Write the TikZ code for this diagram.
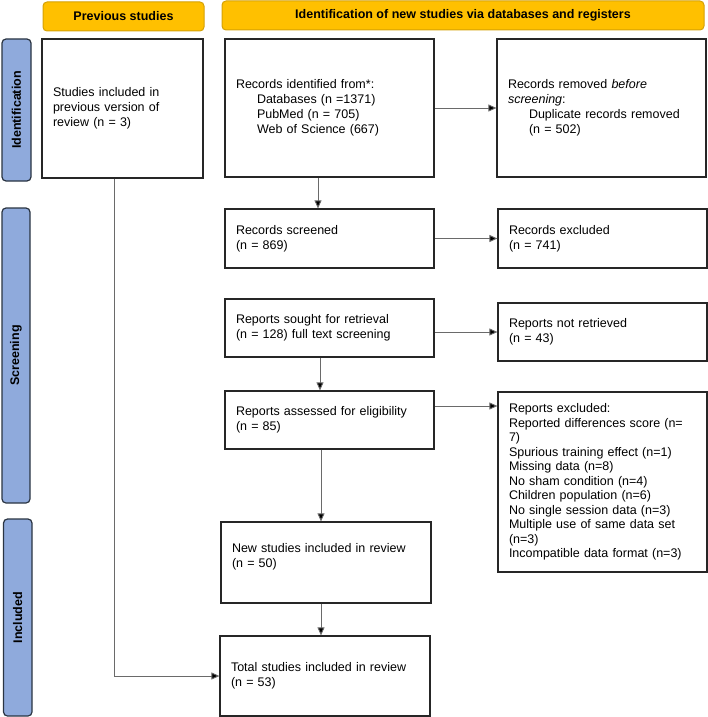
\documentclass[tikz,border=0pt]{standalone}
\usepackage{fontspec}
\setmainfont{Liberation Sans}
\usetikzlibrary{arrows.meta,calc}
\definecolor{hdrgold}{HTML}{FFC000}
\definecolor{hdrline}{HTML}{D4A106}
\definecolor{sideblue}{HTML}{8FAADC}
\definecolor{sideline}{HTML}{2A3442}
\definecolor{conn}{HTML}{6A6A6A}
\begin{document}
\begin{tikzpicture}[x=1pt,y=-1pt,
  every node/.style={font=\fontsize{12.5}{15}\selectfont},
  box/.style={draw=black!85, line width=1.2pt, fill=white, rectangle, align=left, inner xsep=11pt, inner ysep=0pt},
  hdr/.style={draw=hdrline, line width=1pt, fill=hdrgold, rounded corners=4pt, font=\fontsize{12.5}{15}\selectfont\bfseries, inner sep=0pt},
  side/.style={draw=sideline, line width=1.2pt, fill=sideblue, rounded corners=4pt, font=\fontsize{12.5}{15}\selectfont\bfseries, inner sep=0pt},
  arr/.style={draw=conn, line width=0.9pt, -{Triangle[length=8pt,width=7pt,fill=black]}}
]
\useasboundingbox (0,0) rectangle (708,717);
% headers
\node[hdr, minimum width=161pt, minimum height=29pt] (prevhdr) at (123.5,16.5) {Previous studies};
\node[hdr, minimum width=482pt, minimum height=29pt] (idhdr) at (463,15.5) {Identification of new studies via databases and registers};
% side labels
\node[side, minimum width=29pt, minimum height=142pt] (sideid) at (16.5,110) {};
\node[rotate=90, font=\fontsize{12.5}{15}\selectfont\bfseries] (sideidt) at (sideid.center) {Identification};
\node[side, minimum width=28pt, minimum height=295pt] (sidescr) at (16,355.5) {};
\node[rotate=90, font=\fontsize{12.5}{15}\selectfont\bfseries] (sidescrt) at (sidescr.center) {Screening};
\node[side, minimum width=28.5pt, minimum height=197pt] (sideinc) at (17.75,617.5) {};
\node[rotate=90, font=\fontsize{12.5}{15}\selectfont\bfseries] (sideinct) at (sideinc.center) {Included};
% boxes
\node[box, minimum width=161pt, minimum height=139pt, text width=139pt] (prev) at (122.5,108.5)
  {Studies included in\\previous version of\\review (n = 3)};
\node[box, minimum width=209pt, minimum height=138pt, text width=187pt] (ident) at (329.5,108)
  {Records identified from*:\\\hspace*{21pt}Databases (n =1371)\\\hspace*{21pt}PubMed (n = 705)\\\hspace*{21pt}Web of Science (667)};
\node[box, minimum width=209pt, minimum height=138pt, text width=187pt] (removed) at (601.5,108)
  {Records removed \textit{before}\\\textit{screening}:\\\hspace*{21pt}Duplicate records removed\\\hspace*{21pt}(n = 502)};
\node[box, minimum width=209pt, minimum height=59pt, text width=187pt] (screened) at (329.5,238.5)
  {Records screened\\(n = 869)};
\node[box, minimum width=209pt, minimum height=59pt, text width=187pt] (excluded) at (602.5,238.5)
  {Records excluded\\(n = 741)};
\node[box, minimum width=209pt, minimum height=58pt, text width=187pt] (sought) at (329.5,328)
  {Reports sought for retrieval\\(n = 128) full text screening};
\node[box, minimum width=209pt, minimum height=58pt, text width=187pt] (notret) at (602.5,332)
  {Reports not retrieved\\(n = 43)};
\node[box, minimum width=209pt, minimum height=58pt, text width=187pt] (assessed) at (329.5,420)
  {Reports assessed for eligibility\\(n = 85)};
\node[box, minimum width=209pt, minimum height=180pt, text width=187pt, font=\fontsize{12.5}{14.5}\selectfont] (repexcl) at (602.5,482)
  {Reports excluded:\\Reported differences score (n=\\7)\\Spurious training effect (n=1)\\Missing data (n=8)\\No sham condition (n=4)\\Children population (n=6)\\No single session data (n=3)\\Multiple use of same data set\\(n=3)\\Incompatible data format (n=3)};
\node[box, minimum width=210pt, minimum height=81pt, text width=188pt] (newst) at (326,562.5)
  {New studies included in review\\(n = 50)\\~};
\node[box, minimum width=210pt, minimum height=80pt, text width=188pt] (total) at (325,676)
  {Total studies included in review\\(n = 53)};
% connectors
\draw[arr] ([xshift=-11.5pt]ident.south) -- ([xshift=-11.5pt]screened.north);
\draw[arr] (ident.east) -- (removed.west);
\draw[arr] (screened.east) -- (excluded.west);
\draw[arr] (notret.west -| sought.east) -- (notret.west);
\draw[arr] ([xshift=-9.5pt]sought.south) -- ([xshift=-9.5pt]assessed.north);
\draw[arr] ([yshift=14pt]assessed.east) -- ([yshift=14pt]assessed.east -| repexcl.west);
\draw[arr] ([xshift=-8.5pt]assessed.south) -- ([xshift=-8.5pt]assessed.south |- newst.north);
\draw[arr] ([xshift=-5pt]newst.south) -- ([xshift=-5pt]newst.south |- total.north);
\draw[arr] ([xshift=-8.5pt]prev.south) |- (total.west);
\end{tikzpicture}
\end{document}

═══

» WORK REQUIRED
Repeat all the data as it stands, dropping any images it holds.

» SOLUTION FOR THIS PROBLEM
Write the TikZ code for this diagram.
\documentclass[tikz,border=0pt]{standalone}
\usepackage{fontspec}
\setmainfont{Liberation Sans}
\usetikzlibrary{arrows.meta,calc}
\definecolor{hdrgold}{HTML}{FFC000}
\definecolor{hdrline}{HTML}{D4A106}
\definecolor{sideblue}{HTML}{8FAADC}
\definecolor{sideline}{HTML}{2A3442}
\definecolor{conn}{HTML}{6A6A6A}
\begin{document}
\begin{tikzpicture}[x=1pt,y=-1pt,
  every node/.style={font=\fontsize{12.5}{15}\selectfont},
  box/.style={draw=black!85, line width=1.2pt, fill=white, rectangle, align=left, inner xsep=11pt, inner ysep=0pt},
  hdr/.style={draw=hdrline, line width=1pt, fill=hdrgold, rounded corners=4pt, font=\fontsize{12.5}{15}\selectfont\bfseries, inner sep=0pt},
  side/.style={draw=sideline, line width=1.2pt, fill=sideblue, rounded corners=4pt, font=\fontsize{12.5}{15}\selectfont\bfseries, inner sep=0pt},
  arr/.style={draw=conn, line width=0.9pt, -{Triangle[length=8pt,width=7pt,fill=black]}}
]
\useasboundingbox (0,0) rectangle (708,717);
% headers
\node[hdr, minimum width=161pt, minimum height=29pt] (prevhdr) at (123.5,16.5) {Previous studies};
\node[hdr, minimum width=482pt, minimum height=29pt] (idhdr) at (463,15.5) {Identification of new studies via databases and registers};
% side labels
\node[side, minimum width=29pt, minimum height=142pt] (sideid) at (16.5,110) {};
\node[rotate=90, font=\fontsize{12.5}{15}\selectfont\bfseries] (sideidt) at (sideid.center) {Identification};
\node[side, minimum width=28pt, minimum height=295pt] (sidescr) at (16,355.5) {};
\node[rotate=90, font=\fontsize{12.5}{15}\selectfont\bfseries] (sidescrt) at (sidescr.center) {Screening};
\node[side, minimum width=28.5pt, minimum height=197pt] (sideinc) at (17.75,617.5) {};
\node[rotate=90, font=\fontsize{12.5}{15}\selectfont\bfseries] (sideinct) at (sideinc.center) {Included};
% boxes
\node[box, minimum width=161pt, minimum height=139pt, text width=139pt] (prev) at (122.5,108.5)
  {Studies included in\\previous version of\\review (n = 3)};
\node[box, minimum width=209pt, minimum height=138pt, text width=187pt] (ident) at (329.5,108)
  {Records identified from*:\\\hspace*{21pt}Databases (n =1371)\\\hspace*{21pt}PubMed (n = 705)\\\hspace*{21pt}Web of Science (667)};
\node[box, minimum width=209pt, minimum height=138pt, text width=187pt] (removed) at (601.5,108)
  {Records removed \textit{before}\\\textit{screening}:\\\hspace*{21pt}Duplicate records removed\\\hspace*{21pt}(n = 502)};
\node[box, minimum width=209pt, minimum height=59pt, text width=187pt] (screened) at (329.5,238.5)
  {Records screened\\(n = 869)};
\node[box, minimum width=209pt, minimum height=59pt, text width=187pt] (excluded) at (602.5,238.5)
  {Records excluded\\(n = 741)};
\node[box, minimum width=209pt, minimum height=58pt, text width=187pt] (sought) at (329.5,328)
  {Reports sought for retrieval\\(n = 128) full text screening};
\node[box, minimum width=209pt, minimum height=58pt, text width=187pt] (notret) at (602.5,332)
  {Reports not retrieved\\(n = 43)};
\node[box, minimum width=209pt, minimum height=58pt, text width=187pt] (assessed) at (329.5,420)
  {Reports assessed for eligibility\\(n = 85)};
\node[box, minimum width=209pt, minimum height=180pt, text width=187pt, font=\fontsize{12.5}{14.5}\selectfont] (repexcl) at (602.5,482)
  {Reports excluded:\\Reported differences score (n=\\7)\\Spurious training effect (n=1)\\Missing data (n=8)\\No sham condition (n=4)\\Children population (n=6)\\No single session data (n=3)\\Multiple use of same data set\\(n=3)\\Incompatible data format (n=3)};
\node[box, minimum width=210pt, minimum height=81pt, text width=188pt] (newst) at (326,562.5)
  {New studies included in review\\(n = 50)\\~};
\node[box, minimum width=210pt, minimum height=80pt, text width=188pt] (total) at (325,676)
  {Total studies included in review\\(n = 53)};
% connectors
\draw[arr] ([xshift=-11.5pt]ident.south) -- ([xshift=-11.5pt]screened.north);
\draw[arr] (ident.east) -- (removed.west);
\draw[arr] (screened.east) -- (excluded.west);
\draw[arr] (notret.west -| sought.east) -- (notret.west);
\draw[arr] ([xshift=-9.5pt]sought.south) -- ([xshift=-9.5pt]assessed.north);
\draw[arr] ([yshift=14pt]assessed.east) -- ([yshift=14pt]assessed.east -| repexcl.west);
\draw[arr] ([xshift=-8.5pt]assessed.south) -- ([xshift=-8.5pt]assessed.south |- newst.north);
\draw[arr] ([xshift=-5pt]newst.south) -- ([xshift=-5pt]newst.south |- total.north);
\draw[arr] ([xshift=-8.5pt]prev.south) |- (total.west);
\end{tikzpicture}
\end{document}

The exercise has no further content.